THE PROBLEM. List the lines of this listing that hold the word "chart".

EXCERPTED DATA.
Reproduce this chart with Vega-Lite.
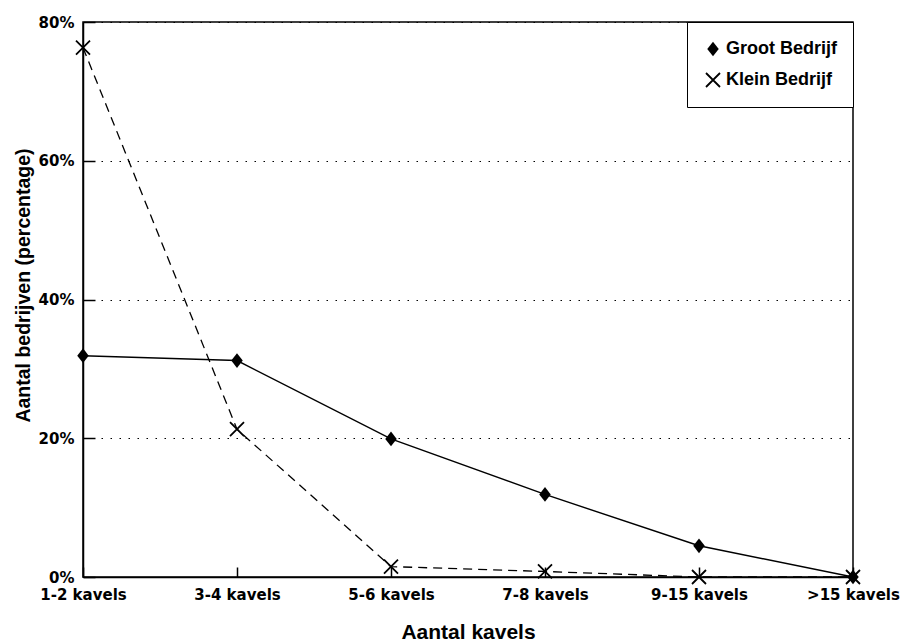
{
  "$schema": "https://vega.github.io/schema/vega-lite/v6.json",
  "width": 770,
  "height": 555,
  "autosize": {"type": "none"},
  "padding": {"left": 83, "top": 22, "right": 49, "bottom": 65},
  "background": "white",
  "config": {
    "view": {"stroke": "black", "strokeWidth": 1.5},
    "font": "DejaVu Sans"
  },
  "data": {
    "values": [
      {"k": "1-2 kavels", "s": "Groot Bedrijf", "v": 31.9},
      {"k": "3-4 kavels", "s": "Groot Bedrijf", "v": 31.2},
      {"k": "5-6 kavels", "s": "Groot Bedrijf", "v": 19.9},
      {"k": "7-8 kavels", "s": "Groot Bedrijf", "v": 11.9},
      {"k": "9-15 kavels", "s": "Groot Bedrijf", "v": 4.5},
      {"k": ">15 kavels", "s": "Groot Bedrijf", "v": 0},
      {"k": "1-2 kavels", "s": "Klein Bedrijf", "v": 76.3},
      {"k": "3-4 kavels", "s": "Klein Bedrijf", "v": 21.3},
      {"k": "5-6 kavels", "s": "Klein Bedrijf", "v": 1.5},
      {"k": "7-8 kavels", "s": "Klein Bedrijf", "v": 0.8},
      {"k": "9-15 kavels", "s": "Klein Bedrijf", "v": 0},
      {"k": ">15 kavels", "s": "Klein Bedrijf", "v": 0}
    ]
  },
  "encoding": {
    "x": {
      "field": "k",
      "type": "ordinal",
      "sort": ["1-2 kavels", "3-4 kavels", "5-6 kavels", "7-8 kavels", "9-15 kavels", ">15 kavels"],
      "scale": {"type": "point", "padding": 0},
      "axis": {
        "title": "Aantal kavels",
        "titleFont": "Liberation Sans",
        "titleFontSize": 21,
        "titleFontWeight": "bold",
        "titleColor": "black",
        "titlePadding": 19,
        "labelAngle": 0,
        "labelFontSize": 15,
        "labelFontWeight": "bold",
        "labelColor": "black",
        "labelPadding": 20,
        "labelOverlap": false,
        "labelBound": false,
        "labelFlush": false,
        "domainColor": "black",
        "domainWidth": 1.5,
        "tickColor": "black",
        "tickWidth": 1.5,
        "tickSize": -10,
        "grid": false
      }
    },
    "y": {
      "field": "v",
      "type": "quantitative",
      "scale": {"domain": [0, 80], "nice": false},
      "axis": {
        "title": "Aantal bedrijven (percentage)",
        "titleFont": "Liberation Sans",
        "titleFontSize": 19.5,
        "titleFontWeight": "bold",
        "titleColor": "black",
        "titleX": -54,
        "titleY": 263,
        "titleBaseline": "alphabetic",
        "titleAngle": 270,
        "titleAlign": "center",
        "values": [0, 20, 40, 60, 80],
        "labelExpr": "datum.value + '%'",
        "labelFontSize": 15,
        "labelFontWeight": "bold",
        "labelColor": "black",
        "labelPadding": 21,
        "domainColor": "black",
        "domainWidth": 1.5,
        "tickColor": "black",
        "tickWidth": 1.5,
        "tickSize": -12,
        "grid": true,
        "gridColor": "black",
        "gridOpacity": 1,
        "gridDash": [1.5, 7.5],
        "gridWidth": 1.2
      }
    }
  },
  "layer": [
    {
      "transform": [{"filter": "datum.s === 'Groot Bedrijf'"}],
      "mark": {"type": "line", "color": "black", "strokeWidth": 1.4},
      "encoding": {}
    },
    {
      "transform": [{"filter": "datum.s === 'Klein Bedrijf'"}],
      "mark": {"type": "line", "color": "black", "strokeWidth": 1.3, "strokeDash": [9, 6]},
      "encoding": {}
    },
    {
      "mark": {"type": "point", "filled": true, "color": "black", "opacity": 1, "size": 196},
      "encoding": {
        "shape": {
          "field": "s",
          "type": "nominal",
          "scale": {
            "domain": ["Groot Bedrijf", "Klein Bedrijf"],
            "range": ["M0,-1.05L0.82,0L0,1.05L-0.82,0Z", "M-0.91,-1.09L1.09,0.91L0.91,1.09L-1.09,-0.91ZM-1.09,0.91L0.91,-1.09L1.09,-0.91L-0.91,1.09Z"]
          },
          "legend": {
            "title": null,
            "orient": "top-right",
            "offset": 0,
            "fillColor": "white",
            "strokeColor": "black",
            "padding": 16,
            "symbolOffset": 1,
            "rowPadding": 9,
            "clipHeight": 22,
            "labelFont": "Liberation Sans",
            "labelFontSize": 18,
            "labelFontWeight": "bold",
            "labelColor": "black",
            "labelOffset": 4,
            "symbolSize": 196,
            "symbolFillColor": "black",
            "symbolStrokeColor": "black",
            "symbolStrokeWidth": 0,
            "symbolOpacity": 1
          }
        }
      }
    }
  ]
}
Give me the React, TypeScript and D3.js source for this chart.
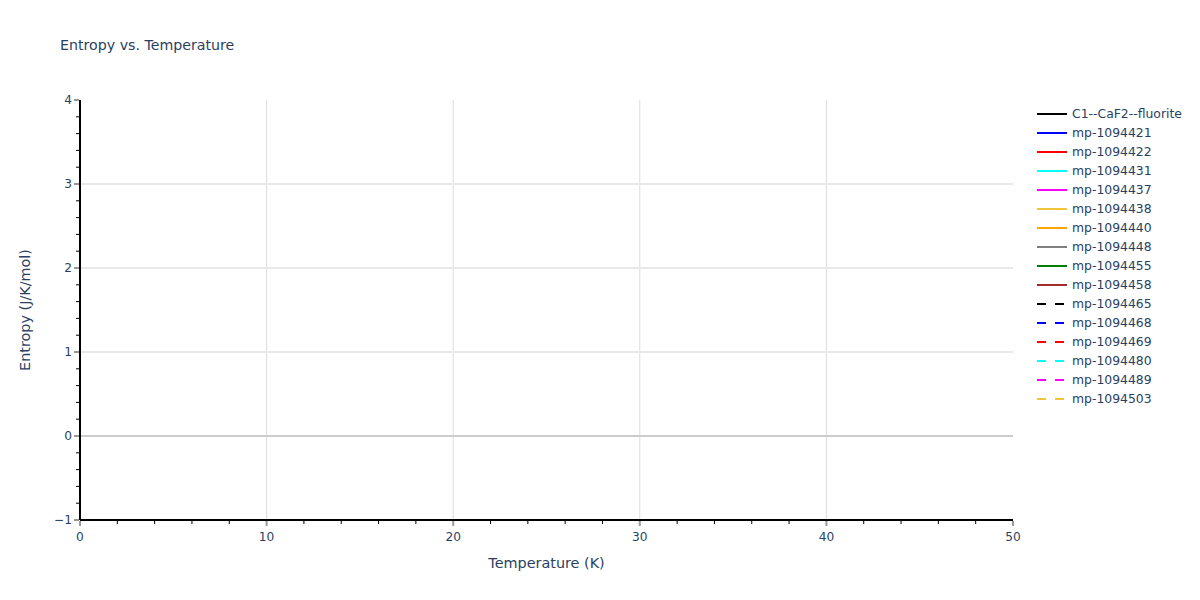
import * as d3 from 'd3';

type Series = {
  name: string;
  color: string;
  dash: boolean;
  temps: number[];
  values: number[];
};

// no curves fall inside the visible window, so every series is empty
const SERIES_NAMES = [
  'C1--CaF2--fluorite',
  'mp-1094421',
  'mp-1094422',
  'mp-1094431',
  'mp-1094437',
  'mp-1094438',
  'mp-1094440',
  'mp-1094448',
  'mp-1094455',
  'mp-1094458',
  'mp-1094465',
  'mp-1094468',
  'mp-1094469',
  'mp-1094480',
  'mp-1094489',
  'mp-1094503',
];
const SERIES_COLORS = [
  '#000000',
  '#0000ff',
  '#ff0000',
  '#00ffff',
  '#ff00ff',
  '#f0c43c',
  '#ffa500',
  '#808080',
  '#008000',
  '#a52a2a',
  '#000000',
  '#0000ff',
  '#ff0000',
  '#00ffff',
  '#ff00ff',
  '#f0c43c',
];
const SERIES_DASHED = [
  false, false, false, false, false, false, false, false, false, false,
  true, true, true, true, true, true,
];
const SERIES_TEMPS: number[][] = SERIES_NAMES.map(() => []);
const SERIES_VALUES: number[][] = SERIES_NAMES.map(() => []);

const X_DOMAIN: [number, number] = [0, 50];
const Y_DOMAIN: [number, number] = [-1, 4];
const X_TICKS = [0, 10, 20, 30, 40, 50];
const Y_TICKS = [-1, 0, 1, 2, 3, 4];

const TITLE = 'Entropy vs. Temperature';
const X_TITLE = 'Temperature (K)';
const Y_TITLE = 'Entropy (J/K/mol)';

const W = 1200;
const H = 600;
const PLOT = { left: 80, right: 1013, top: 100, bottom: 520 };
const FONT = '"DejaVu Sans", Verdana, sans-serif';
const TEXT = '#2a3f5f';

export default function App() {
  const series: Series[] = SERIES_NAMES.map((name, i) => ({
    name,
    color: SERIES_COLORS[i],
    dash: SERIES_DASHED[i],
    temps: SERIES_TEMPS[i],
    values: SERIES_VALUES[i],
  }));

  const x = d3.scaleLinear().domain(X_DOMAIN).range([PLOT.left, PLOT.right]);
  const y = d3.scaleLinear().domain(Y_DOMAIN).range([PLOT.bottom, PLOT.top]);

  const xMinor = d3.range(X_DOMAIN[0], X_DOMAIN[1] + 0.001, 2).filter((v) => v % 10 !== 0);
  const yMinor = d3
    .range(Y_DOMAIN[0], Y_DOMAIN[1] + 0.001, 0.2)
    .map((v) => Math.round(v * 10) / 10)
    .filter((v) => Math.abs(v - Math.round(v)) > 0.01);

  const line = d3
    .line<[number, number]>()
    .x((d) => x(d[0]))
    .y((d) => y(d[1]));

  return (
    <svg
      width={W}
      height={H}
      style={{ position: 'absolute', left: 0, top: 0, background: '#fff' }}
      fontFamily={FONT}
    >
      <text x={60} y={50} fontSize={14.2} fill={TEXT}>
        {TITLE}
      </text>

      {/* grid */}
      {X_TICKS.filter((t) => t !== X_DOMAIN[0] && t !== X_DOMAIN[1]).map((t) => (
        <line key={`gx${t}`} x1={x(t)} x2={x(t)} y1={PLOT.top} y2={PLOT.bottom} stroke="#dddddd" strokeWidth={1} />
      ))}
      {Y_TICKS.filter((t) => t !== Y_DOMAIN[0] && t !== Y_DOMAIN[1]).map((t) => (
        <line
          key={`gy${t}`}
          x1={PLOT.left}
          x2={PLOT.right}
          y1={y(t)}
          y2={y(t)}
          stroke={t === 0 ? '#cccccc' : '#e8e8e8'}
          strokeWidth={2}
        />
      ))}

      {/* series */}
      {series.map((s) => (
        <path
          key={s.name}
          d={line(s.temps.map((t, i) => [t, s.values[i]] as [number, number])) ?? ''}
          fill="none"
          stroke={s.color}
          strokeWidth={2}
          strokeDasharray={s.dash ? '9,9' : undefined}
        />
      ))}

      {/* axes */}
      <line x1={PLOT.left} x2={PLOT.right} y1={PLOT.bottom} y2={PLOT.bottom} stroke="#000" strokeWidth={2} />
      <line x1={PLOT.left} x2={PLOT.left} y1={PLOT.top} y2={PLOT.bottom} stroke="#000" strokeWidth={2} />

      {X_TICKS.map((t) => (
        <g key={`xt${t}`}>
          <line x1={x(t)} x2={x(t)} y1={PLOT.bottom + 1} y2={PLOT.bottom + 6} stroke="#999" strokeWidth={2} />
          <text x={x(t)} y={541} fontSize={12.2} fill={TEXT} textAnchor="middle">
            {t}
          </text>
        </g>
      ))}
      {xMinor.map((t) => (
        <line key={`xm${t}`} x1={x(t)} x2={x(t)} y1={PLOT.bottom + 1} y2={PLOT.bottom + 4} stroke="#000" strokeWidth={1} />
      ))}
      {Y_TICKS.map((t) => (
        <g key={`yt${t}`}>
          <line x1={PLOT.left - 6} x2={PLOT.left - 1} y1={y(t)} y2={y(t)} stroke="#999" strokeWidth={2} />
          <text x={72} y={y(t)} dy="0.35em" fontSize={12.2} fill={TEXT} textAnchor="end">
            {t < 0 ? `\u2212${Math.abs(t)}` : t}
          </text>
        </g>
      ))}
      {yMinor.map((t) => (
        <line key={`ym${t}`} x1={PLOT.left - 4} x2={PLOT.left - 1} y1={y(t)} y2={y(t)} stroke="#000" strokeWidth={1} />
      ))}

      <text x={(PLOT.left + PLOT.right) / 2} y={568} fontSize={14.4} fill={TEXT} textAnchor="middle">
        {X_TITLE}
      </text>
      <text
        transform={`translate(30,${(PLOT.top + PLOT.bottom) / 2}) rotate(-90)`}
        fontSize={14.4}
        fill={TEXT}
        textAnchor="middle"
      >
        {Y_TITLE}
      </text>

      {/* legend */}
      {series.map((s, i) => {
        const ly = 114 + i * 19;
        return (
          <g key={`lg${s.name}`}>
            <line
              x1={1037}
              x2={1067}
              y1={ly}
              y2={ly}
              stroke={s.color}
              strokeWidth={2}
              strokeDasharray={s.dash ? '9,9' : undefined}
            />
            <text x={1072} y={ly} dy="0.35em" fontSize={12.4} fill={TEXT}>
              {s.name}
            </text>
          </g>
        );
      })}
    </svg>
  );
}
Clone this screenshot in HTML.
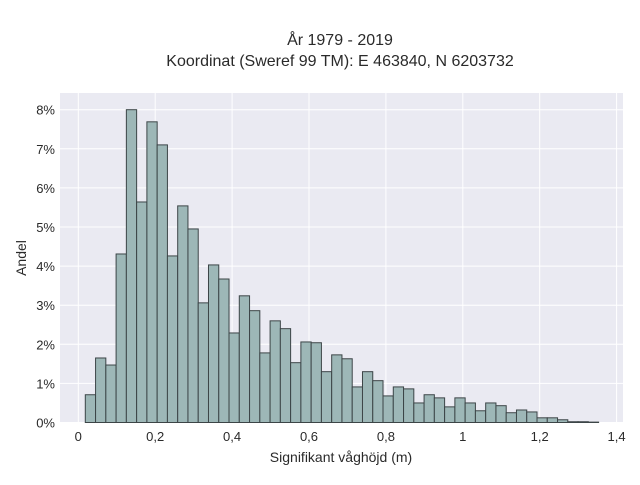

EXERCISE RESPONSE.
Reproduce this chart with Vega-Lite.
Give me the React, TypeScript and D3.js source for this chart.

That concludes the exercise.